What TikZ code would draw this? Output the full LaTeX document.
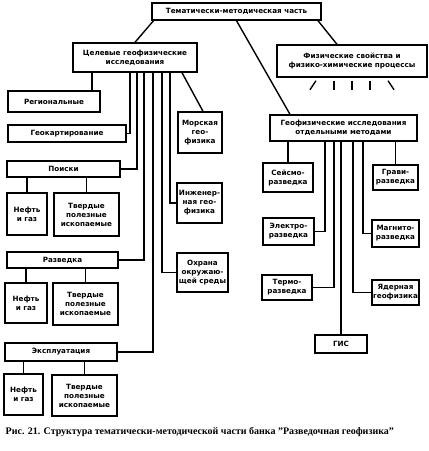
\documentclass[tikz,border=0pt]{standalone}
\usepackage{fontspec}
\setmainfont{Liberation Serif}
\newfontfamily\blokfont{DejaVu Sans}

\begin{document}
\begin{tikzpicture}[x=1pt, y=-1pt, line width=1.4pt,
  blok/.style={draw, fill=white, align=center, inner sep=0pt,
    font=\blokfont\bfseries\fontsize{7.2}{9}\selectfont},
  razmer/.style 2 args={minimum width=#1pt, minimum height=#2pt}]
  \useasboundingbox[fill=white] (0,0) rectangle (429,451);

  % ---- 1) Верхний уровень ----
  \node[blok, razmer={169}{17}] (tema) at (236.5,11.5) {Тематически-методическая часть};
  \node[blok, razmer={124}{29}] (celev) at (135,57.5) {Целевые геофизические\\исследования};
  \node[blok, razmer={150}{32}] (fiz) at (352,61) {Физические свойства и\\физико-химические процессы};
  \node[blok, razmer={147}{26}] (geof) at (343.5,128) {Геофизические исследования\\отдельными методами};

  \draw ([xshift=-83pt]tema.south) -- (celev.north);
  \draw ([xshift=81.5pt]tema.south) -- ([xshift=-15pt]fiz.north);
  \draw (tema.south) -- ([xshift=-53.5pt]geof.north);

  % лучи под блоком свойств
  \foreach \dx/\nx in {-36/-6, -18/0, 0/0, 18/0, 36/6}
    \draw ([xshift=\dx pt, yshift=-3pt]fiz.south) -- ++(\nx,9);

  % ---- 2) Целевые исследования ----
  \node[blok, razmer={92}{21}] (region) at (54,101.5) {Региональные};
  \node[blok, razmer={118}{17}] (geokart) at (67,133.5) {Геокартирование};
  \node[blok, razmer={113}{16}] (poiski) at (63.5,169) {Поиски};
  \node[blok, razmer={111}{16}] (razv) at (62.5,260) {Разведка};
  \node[blok, razmer={112}{18}] (ekspl) at (61,352) {Эксплуатация};
  \node[blok, razmer={44}{41}] (morsk) at (200,132.5) {Морская\\гео-\\физика};
  \node[blok, razmer={45}{40}] (inzh) at (199.5,203) {Инженер-\\ная гео-\\физика};
  \node[blok, razmer={51}{39}] (ohrana) at (202.5,272.5) {Охрана\\окружаю-\\щей среды};

  \draw ([xshift=-43pt]celev.south) -- ([xshift=38pt]region.north);
  \draw ([xshift=-5pt]celev.south) |- (geokart.east);
  \draw ([xshift=2pt]celev.south) |- (poiski.east);
  \draw ([xshift=9pt]celev.south) |- (razv.east);
  \draw ([xshift=18pt]celev.south) |- (ekspl.east);
  \draw ([xshift=27pt]celev.south) |- (ohrana.west);
  \draw ([xshift=35pt]celev.south) |- (inzh.west);
  \draw ([xshift=47pt]celev.south) -- ([xshift=3pt]morsk.north);

  % поиски, разведка, эксплуатация
  \node[blok, razmer={40}{42}] (neft1) at (27,214) {Нефть\\и газ};
  \node[blok, razmer={65}{43}] (tverd1) at (86.5,214.5) {Твердые\\полезные\\ископаемые};
  \node[blok, razmer={42}{40}] (neft2) at (26,303) {Нефть\\и газ};
  \node[blok, razmer={65}{42}] (tverd2) at (85.5,304) {Твердые\\полезные\\ископаемые};
  \node[blok, razmer={39}{41}] (neft3) at (23.5,394.5) {Нефть\\и газ};
  \node[blok, razmer={65}{41}] (tverd3) at (84.5,395.5) {Твердые\\полезные\\ископаемые};

  \draw (neft1.north |- poiski.south) -- (neft1.north);
  \draw (tverd1.north |- poiski.south) -- (tverd1.north);
  \draw (neft2.north |- razv.south) -- (neft2.north);
  \draw (tverd2.north |- razv.south) -- (tverd2.north);
  \draw (neft3.north |- ekspl.south) -- (neft3.north);
  \draw (tverd3.north |- ekspl.south) -- (tverd3.north);

  % ---- 3) Отдельные методы ----
  \node[blok, razmer={50}{29}] (seism) at (288,177.5) {Сейсмо-\\разведка};
  \node[blok, razmer={45}{25}] (grav) at (395.5,177.5) {Грави-\\разведка};
  \node[blok, razmer={51}{27}] (elektro) at (288.5,231.5) {Электро-\\разведка};
  \node[blok, razmer={47}{27}] (magnito) at (395.5,233.5) {Магнито-\\разведка};
  \node[blok, razmer={50}{25}] (termo) at (287,287.5) {Термо-\\разведка};
  \node[blok, razmer={47}{25}] (yader) at (395.5,292.5) {Ядерная\\геофизика};
  \node[blok, razmer={52}{18}] (gis) at (341,344) {ГИС};

  \draw ([xshift=-55.5pt]geof.south) -- (seism.north);
  \draw ([xshift=52pt]geof.south) -- (grav.north);
  \draw ([xshift=-18.5pt]geof.south) |- (elektro.east);
  \draw ([xshift=-9.5pt]geof.south) |- (termo.east);
  \draw (gis.north |- geof.south) -- (gis.north);
  \draw ([xshift=9.5pt]geof.south) |- (yader.west);
  \draw ([xshift=19.5pt]geof.south) |- (magnito.west);

  \node[anchor=west, inner sep=0pt, font=\bfseries\fontsize{10}{12}\selectfont] (podpis) at (5,432)
    {Рис. 21. Структура тематически-методической части банка "Разведочная геофизика"};
\end{tikzpicture}
\end{document}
════════════════
Exercise description: Leave the pictures out and please restate exactly the lines running from the start of the material through the one with "yshift=-3pt]fiz.south) -- ++(\nx,9);".

Complete answer:
What TikZ code would draw this? Output the full LaTeX document.
\documentclass[tikz,border=0pt]{standalone}
\usepackage{fontspec}
\setmainfont{Liberation Serif}
\newfontfamily\blokfont{DejaVu Sans}

\begin{document}
\begin{tikzpicture}[x=1pt, y=-1pt, line width=1.4pt,
  blok/.style={draw, fill=white, align=center, inner sep=0pt,
    font=\blokfont\bfseries\fontsize{7.2}{9}\selectfont},
  razmer/.style 2 args={minimum width=#1pt, minimum height=#2pt}]
  \useasboundingbox[fill=white] (0,0) rectangle (429,451);

  % ---- 1) Верхний уровень ----
  \node[blok, razmer={169}{17}] (tema) at (236.5,11.5) {Тематически-методическая часть};
  \node[blok, razmer={124}{29}] (celev) at (135,57.5) {Целевые геофизические\\исследования};
  \node[blok, razmer={150}{32}] (fiz) at (352,61) {Физические свойства и\\физико-химические процессы};
  \node[blok, razmer={147}{26}] (geof) at (343.5,128) {Геофизические исследования\\отдельными методами};

  \draw ([xshift=-83pt]tema.south) -- (celev.north);
  \draw ([xshift=81.5pt]tema.south) -- ([xshift=-15pt]fiz.north);
  \draw (tema.south) -- ([xshift=-53.5pt]geof.north);

  % лучи под блоком свойств
  \foreach \dx/\nx in {-36/-6, -18/0, 0/0, 18/0, 36/6}
    \draw ([xshift=\dx pt, yshift=-3pt]fiz.south) -- ++(\nx,9);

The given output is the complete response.